In 2017, the highest non-performing loans were recorded by Barclays Bank at Shs107b or at least 10.3 per cent of its loan book.
Dfcu’s grew to Shs96.6b while Standard Chartered Bank registered about Shs78.6b in non-performing loans.
Mr Wilbrod Owor, the Uganda Bankers Association executive director, said last week that although there challenges, banks have remained optimistic and continue to innovate with the view of curtailing the rising cost of business.
The innovations, such as agent banking, he said, will mitigate the problem of rising interest rates that remain a de-incentive and a default factor for many borrowers.
“We remain optimistic that [we shall] address the challenges,” he said.
The banking sector has also seen a tightening regulation regime that seeks to lower default rates among non-secured loans. Default rates for households stand at 3.5 per cent.
However, the new regulation regime, according to the survey, could make access to loan facility difficult thus forcing borrowers to resort to informal sources.
According to a 2018 FinScope survey, few Ugandans borrow from banks because loans are conditioned to be accessed by urbanites.
Mr Owor said banks are innovating to ease access to loans with a view of reducing the loan access period to an average of 24 hours.
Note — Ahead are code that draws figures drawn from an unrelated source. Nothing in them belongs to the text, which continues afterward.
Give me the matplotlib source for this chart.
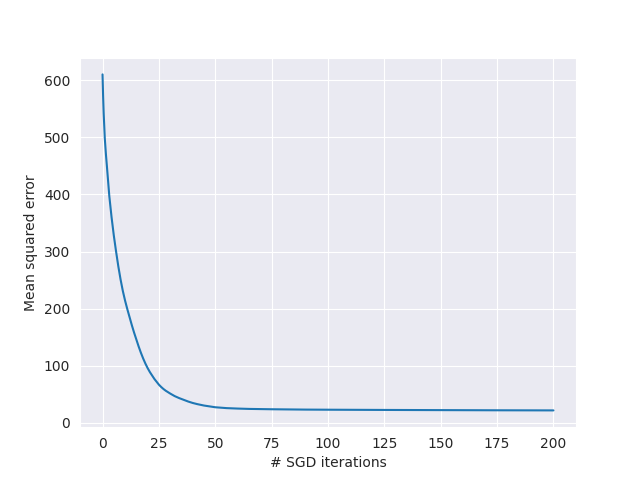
import matplotlib
matplotlib.use('Agg')
import matplotlib.pyplot as plt
import seaborn as sns

# SGD loss curve
iterations = [0, 0.25, 0.5, 1, 1.5, 2, 3, 4, 5, 6, 7, 8, 9, 10, 11, 12, 13,
              14, 15, 16, 17, 18, 19, 20, 21, 22, 23, 24, 25, 26, 27, 28, 30,
              32, 34, 36, 38, 40, 42, 45, 50, 55, 60, 65, 75, 90, 100, 125,
              150, 175, 200]
mse = [610, 572, 542, 498, 470, 446, 397, 360, 328, 300, 274, 251, 231, 214,
       199, 185, 171, 158, 146, 134, 123, 113, 104, 96, 89, 83, 77, 72, 67,
       63, 59.5, 56.5, 51.5, 47, 43.5, 40.5, 37.5, 35, 33, 30.5, 27.5, 26,
       25.2, 24.6, 24, 23.4, 23.2, 22.8, 22.5, 22.2, 22]

sns.set_style("darkgrid")

plt.figure(figsize=(6.4, 4.8), dpi=100)
plt.plot(iterations, mse, color='#1f77b4', linewidth=1.5)
plt.xlabel('# SGD iterations')
plt.ylabel('Mean squared error')
plt.savefig('out.png', dpi=100)
plt.close()
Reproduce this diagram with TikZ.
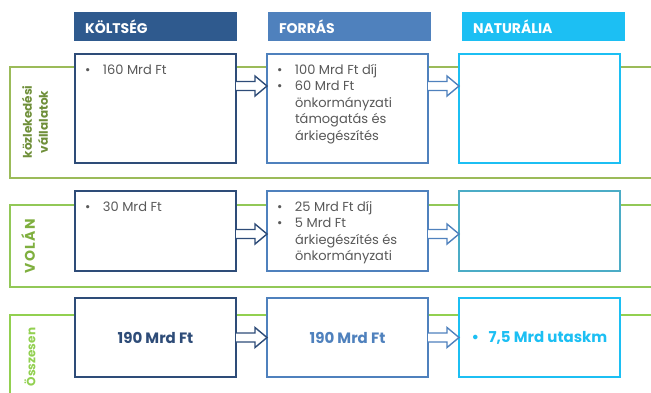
\documentclass[tikz,border=0pt]{standalone}
\usepackage{fontspec}
\setmainfont{Poppins}
\usepackage{tikz}
\usetikzlibrary{arrows}
\usetikzlibrary{positioning,calc}

\definecolor{navy}{HTML}{2E4C78}
\definecolor{navyhead}{HTML}{2F5A8E}
\definecolor{midblue}{HTML}{4F81BD}
\definecolor{cyanblue}{HTML}{1CBFF3}
\definecolor{tealblue}{HTML}{4BACC6}
\definecolor{olive}{HTML}{9BBB59}
\definecolor{olivetext}{HTML}{6F8F3A}
\definecolor{lightgreen}{HTML}{92C857}
\definecolor{lightgreentext}{HTML}{7FAF3F}
\definecolor{limegreen}{HTML}{92D050}
\definecolor{textgray}{HTML}{595959}

\newcommand{\bul}{\makebox[18pt][l]{\textbullet}}
\newcommand{\ind}{\hspace*{18pt}}

\begin{document}
\begin{tikzpicture}[%
      x=1pt, y=-1pt,
      every node/.style={inner sep=0pt, outer sep=0pt},
      head/.style={rectangle, minimum height=29pt, text width=141pt, inner xsep=11pt,
        font=\fontsize{14}{16}\selectfont\bfseries, text=white},
      box/.style={rectangle, draw, fill=white, line width=2pt, minimum width=161pt},
      items/.style={anchor=north west, font=\fontsize{13}{16.4}\selectfont, text=textgray},
      total/.style={font=\fontsize{15}{17}\selectfont\bfseries},
      rowlabel/.style={rotate=90, align=center, font=\fontsize{12}{16}\selectfont\bfseries},
      frame/.style={line width=2pt},
      flow/.style={line width=1.4pt, fill=white, line join=miter,
        to path={let \p1=(\tikztostart), \p2=(\tikztotarget) in
          (\x1,\y1+4.5pt) -- (\x2-12pt,\y1+4.5pt) -- (\x2-12pt,\y1+10pt) -- (\x2,\y1)
          -- (\x2-12pt,\y1-10pt) -- (\x2-12pt,\y1-4.5pt) -- (\x1,\y1-4.5pt)}},
      node distance=31pt
    ]
    \useasboundingbox (0,0) rectangle (651,392);
    \clip (0,0) rectangle (651,392);

    % green frames
    \draw [frame, olive] (660,67) -- (10,67) -- (10,178) -- (660,178);
    \draw [frame, lightgreen] (660,205) -- (10,205) -- (10,287) -- (660,287);
    \draw [frame, limegreen] (660,315) -- (10,315) -- (10,400);

    \node [rowlabel, text=olivetext] (l1) at (35,122) {közlekedési\\vállalatok};
    \node [rowlabel, text=lightgreentext,
      font=\fontsize{14}{16}\selectfont\bfseries\addfontfeature{LetterSpace=10}] (l2) at (28,246) {VOLÁN};
    \node [rowlabel, text=limegreen] (l3) at (30,357) {Összesen};

    % headers
    \node [head, fill=navyhead] (h1) at (155.5,26.5) {KÖLTSÉG};
    \node [head, fill=midblue, right=of h1] (h2) {FORRÁS};
    \node [head, fill=cyanblue, right=of h2] (h3) {NATURÁLIA};

    % rows of boxes
    \node [box, draw=navy, minimum height=109pt, below=13pt of h1] (k1) {};
    \node [box, draw=midblue, minimum height=109pt, right=of k1] (f1) {};
    \node [box, draw=cyanblue, minimum height=109pt, right=of f1] (n1) {};

    \node [box, draw=navy, minimum height=80pt, below=28pt of k1] (k2) {};
    \node [box, draw=midblue, minimum height=80pt, right=of k2] (f2) {};
    \node [box, draw=tealblue, minimum height=80pt, right=of f2] (n2) {};

    \node [box, draw=navy, minimum height=79pt, below=27pt of k2, total, text=navy] (k3) {190 Mrd Ft};
    \node [box, draw=midblue, minimum height=79pt, right=of k3, total, text=midblue] (f3) {190 Mrd Ft};
    \node [box, draw=cyanblue, minimum height=79pt, right=of f3, total, text=cyanblue] (n3)
      {\makebox[17pt][l]{\textbullet}7,5 Mrd utaskm};

    % box texts
    \node [items] (t1) at ([shift={(10pt,-9pt)}]k1.north west)
      {\begin{tabular}{@{}l@{}}\bul 160 Mrd Ft\end{tabular}};
    \node [items] (t2) at ([shift={(10pt,-9pt)}]f1.north west)
      {\begin{tabular}{@{}l@{}}
        \bul 100 Mrd Ft díj\\
        \bul 60 Mrd Ft\\
        \ind önkormányzati\\
        \ind támogatás és\\
        \ind árkiegészítés
      \end{tabular}};
    \node [items] (t3) at ([shift={(10pt,-9pt)}]k2.north west)
      {\begin{tabular}{@{}l@{}}\bul 30 Mrd Ft\end{tabular}};
    \node [items] (t4) at ([shift={(10pt,-9pt)}]f2.north west)
      {\begin{tabular}{@{}l@{}}
        \bul 25 Mrd Ft díj\\
        \bul 5 Mrd Ft\\
        \ind árkiegészítés és\\
        \ind önkormányzati
      \end{tabular}};

    % flows
    \path [draw, navy] ([yshift=-32pt]k1.north east) edge[flow] ([yshift=-32pt]f1.north west);
    \path [draw, midblue] ([yshift=-32pt]f1.north east) edge[flow] ([yshift=-32pt]n1.north west);
    \path [draw, navy] ([yshift=-43pt]k2.north east) edge[flow] ([yshift=-43pt]f2.north west);
    \path [draw, midblue] ([yshift=-43pt]f2.north east) edge[flow] ([yshift=-43pt]n2.north west);
    \path [draw, navy] (k3.east) edge[flow] (f3.west);
    \path [draw, midblue] (f3.east) edge[flow] (n3.west);
  \end{tikzpicture}
\end{document}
Seeking to ease access to credit facilities
Banks, according to Mr Wilbrod Owor, the Uganda Bankers Association executive director, continue to make a number of innovations, key among them agent banking, which has a membership of 977.
Such innovations, he says, seek to ease access to credit facilities amid a volatile loan environment. Other innovations such as mobile money collaborations, among others have also been established to ease micro lending.